ThomG's Guide to Moody People

“You're just no fun to play with at the moment … So I'm just going to give you some space. I'm just sort of a puppy, and I need fun people to play with. If you're not playing, you're no good to me…”

Some people, sheesh.
They don’t know, or see, a mood when they see one. Or can’t fathom why anyone with so much going for them (HA!), has a dark cloud hanging over their head from time to time.
I am talking about the moody person.
(Of which I happen to be.)
I hereby present “ThomG’s Guide to Moody People:”

First off, we can’t help it. Most of us Moodies tend to wear our emotions out. This is messy. Throw in a mood, and it just gets, well, like a Jackson Pollock painting.
The dictionary defines mood as, “A state or quality of feeling at a particular time; a prevailing emotional tone or general attitude; a state of sullenness, gloom, or bad temper.”
A mood is different from an emotion. This is what Wiki has to say about mood:
“A mood is a relatively lasting emotional or affective state. Moods differ from emotions in that they are less specific, often less intense, less likely to be triggered by a particular stimulus or event, however longer lasting. Moods generally have either a positive or negative valence. In other words, people often speak of being in a good or bad mood. Unlike acute, emotional feelings like fear and surprise, moods generally last for hours or days. Mood also differs from temperament or personality traits, which are even more general and long lasting. However, personality traits (e.g. Optimism, Neuroticism) tend to predispose certain types of moods. Mood is an internal, subjective state, but it often can be inferred from posture and other observable behaviors.”
(Yeah, whatever.
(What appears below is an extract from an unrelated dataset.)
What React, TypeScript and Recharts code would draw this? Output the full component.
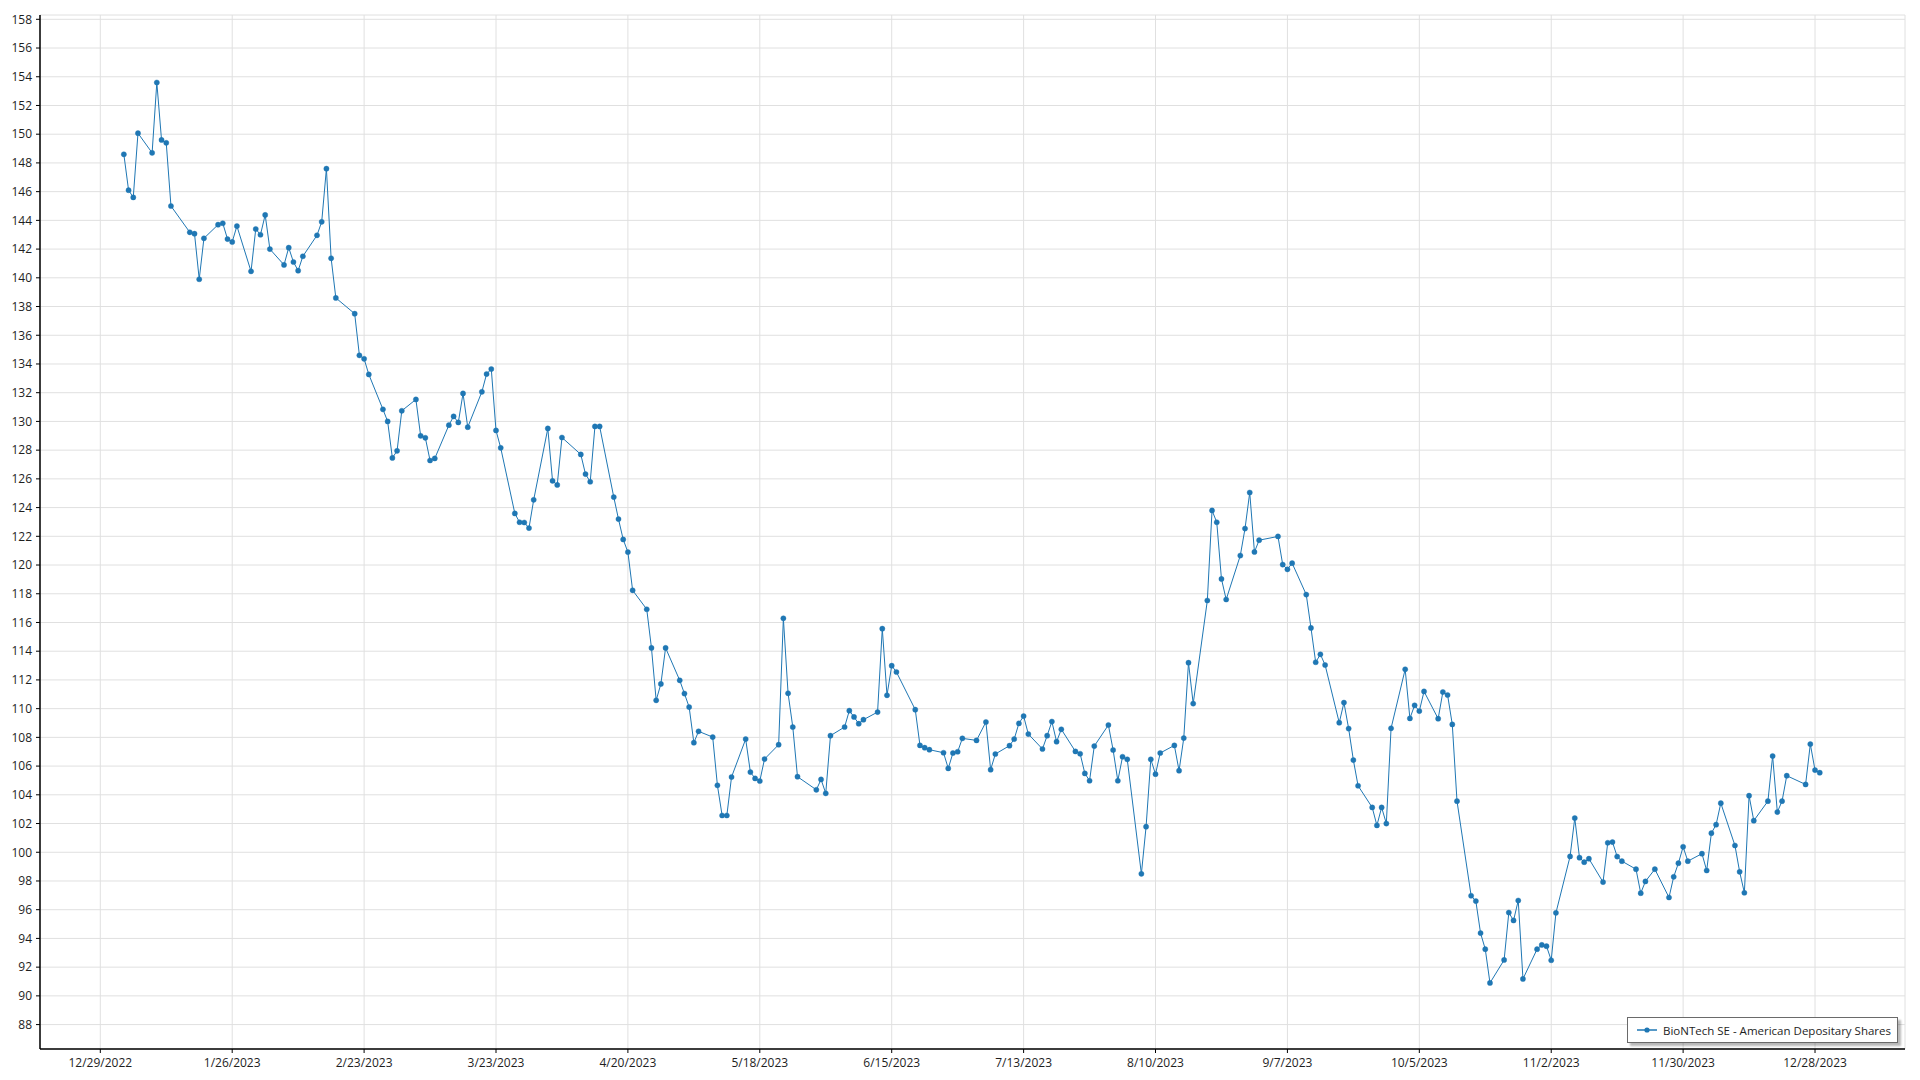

Moodies are independent and tend to have very highly-evolved brains, mostly in the frontal lobe. And are very sexy, too.)

Moodies are not bad people. We are not frightening. Just misunderstood.
We tend to like small gifts, including, but not limited to, candies, burned music from others’ CD libraries, fresh coffee, books, scented candles, lunch and the occasional pint of Guinness.
You should never attempt to run from a Moodie. Make slow, deliberate motions. If you must, walk away slowly. Throw in a couple of air kisses. Promise to go and get the Moodie a Rock Star or other energy drink.
And agree with everything a Moodie has to say. Shake your head in the affirmative a lot. Don’t butt in when the Moodie is on a rant; wait for your turn (Moodies will run out of oxygen at some point) and interject things like, “Yeah, she’s a real bitch,” or “Those fuckers don’t know what they have in a person like you.”
(Yes, by all means, swear around a Moodie; it makes us feel empowered and may lead to gleeful giggling.)
Above all, let Moodies wallow in whatever mood they are in. Wait five minutes, maybe 10. The mood will change.
But always play with us. We’re really quite cuddly, mostly.

Comments

Large Marge said…
Wow! I didn't know Trinity was so verbal ;-) Way to go, Trin!
Your post today inspired a 30 second bout of gleeful giggling in myself. Perhaps it's because my mood is drastically improved over last week's mood,and I'm feeling a bit empowered at the moment.

Thanks again for the fishing gear!
Anonymous said…
I really can't be arsed with moody (ie controlling) people.